Africans Demand a Bigger Share of Their Natural Resources Wealth

If you thought the detention and subsequent release of Resolute Mining Ltd.’s chief executive by the government of Mali two weeks ago was a one-off, you would have been wrong.

Last week, as Resolute paid the second, $50 million tranche (the first was $80 million) of a $160 million settlement to the west African country’s military junta, Canadian mining giant Barrick Gold Corp. announced that four of its employees in the country had also been detained. Mali claims Barrick owes $500 million in back taxes while the company says it has already made an $85 million payment of an undisclosed sum. (Mali had demanded $380 million from Resolute in new tax assessments.)

However deplorable Mali’s actions may seem, companies should expect this kind of pressure in other parts of the African continent over the next few years as the philosophy that underpins what happened in Mali spreads. After decades of largely being sidelined while profits from their mineral resources accrued to foreign firms and kleptocratic local leaders, Africa’s new leaders, both democratic and autocratic, want a greater slice of the pie. Some want to achieve this at the negotiating table while others employ much rougher methods.

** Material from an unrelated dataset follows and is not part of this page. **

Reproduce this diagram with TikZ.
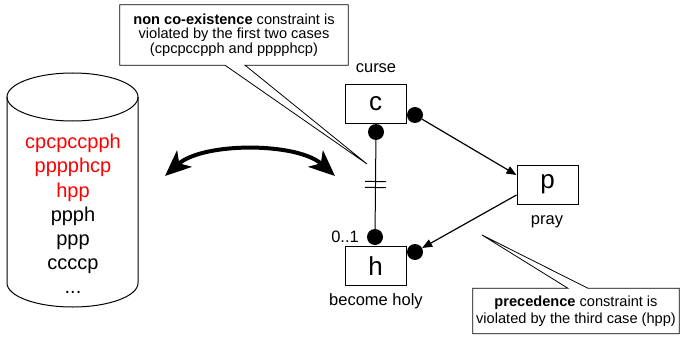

The age of super-profits for global companies operating in Africa’s resource sector is coming to an end. Multinational companies should hurry to find sustainable ways in which they can share risk and revenue with governments, as they do in jurisdictions like Norway (where taxes are as high as 78%) and the United Arab Emirates.

Animating Kenya’s anti-tax government shutdown this year, concepts of “decoloniality” now drive youth protests, inspire coup leaders such as those in Mali and drive some policy making in democratic states. It is particularly influential in countries where large oil, gas, and mineral finds have been made, from Namibia to Mozambique and South Africa. Its influence has seen old and new mining contracts in Botswana, Senegal, the Democratic Republic of Congo, Zambia and elsewhere being renegotiated.

Whether one wants to call it decoloniality or “resource nationalism,” as it was termed in the past, this movement is worth paying attention to. South Africa’s international relations minister Ronald Lamola told the United Nations in September that SA’s priorities during its G20 presidency would include dealing with “issues of predatory mining by some countries and corporations, especially in the quest for Africa’s raw materials and critical minerals.”